Just change the not-yet-stable Drop for DrainFilter to keep rest?

This is now no longer unresolved, as it was handled in #104455

Another alternative: add a const EXHAUST_ON_DROP: bool = true const generic parameter

It's still impossible to set the flag without ownership
You can store &mut Drain<'a, T, A, false> from the beginning
Works better with iterator APIs, i.e.

vec.drain_filter(f).keeping_rest().take(N).for_each(g);

I think this is the best option, since it will also work if iteration panics in some way. Setting the flag is equivalent to just having Either< Drain<.., true>, Drain<.., false> > so, I think this is also the most general solution of the bunch that handles panics.

&mut self instead of self?

This would require setting a flag, and also handles panics, but I don't see any reason to set the flag some time after construction. And it's quite easy to add a flag on top of a Drain<..., false> (even if a bit verbose).

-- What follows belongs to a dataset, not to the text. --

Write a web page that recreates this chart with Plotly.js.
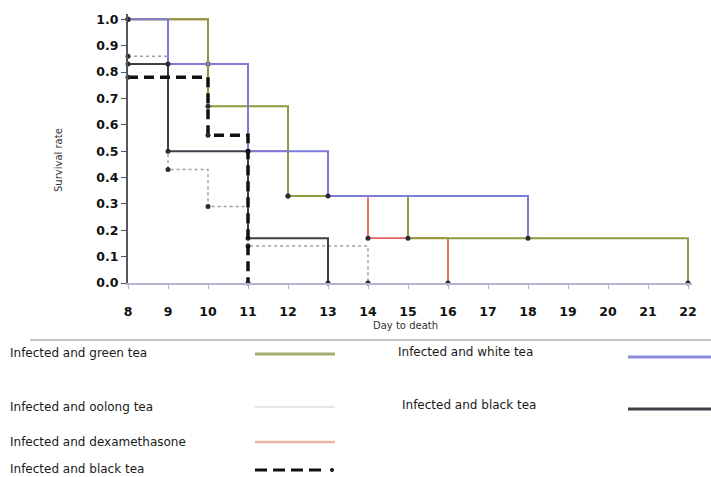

And could be wrapped in a crate.

struct Drain<'a, T> {
    should_drain_on_drop: bool,
    drain: std::vec::Drain<'a, T, false>, // << with const-generic param to control drop behavior
}

impl<'a, T> Drop for Drain<'a, T> {
    fn drop(&mut self) {
        if self.should_drain_on_drop {
            // optionally user a scope guard to guarantee that all items get dropped, but that's not to hard to add as well
            self.for_each(drop);
        }
    }
}
 
impl Iterator for Drain<'a, T> { /* forward to std::vec::Drain */ }

so this is also easy to do.

So all in all, I think the const-generics approach remains the most flexible, and correct even in the face of panics.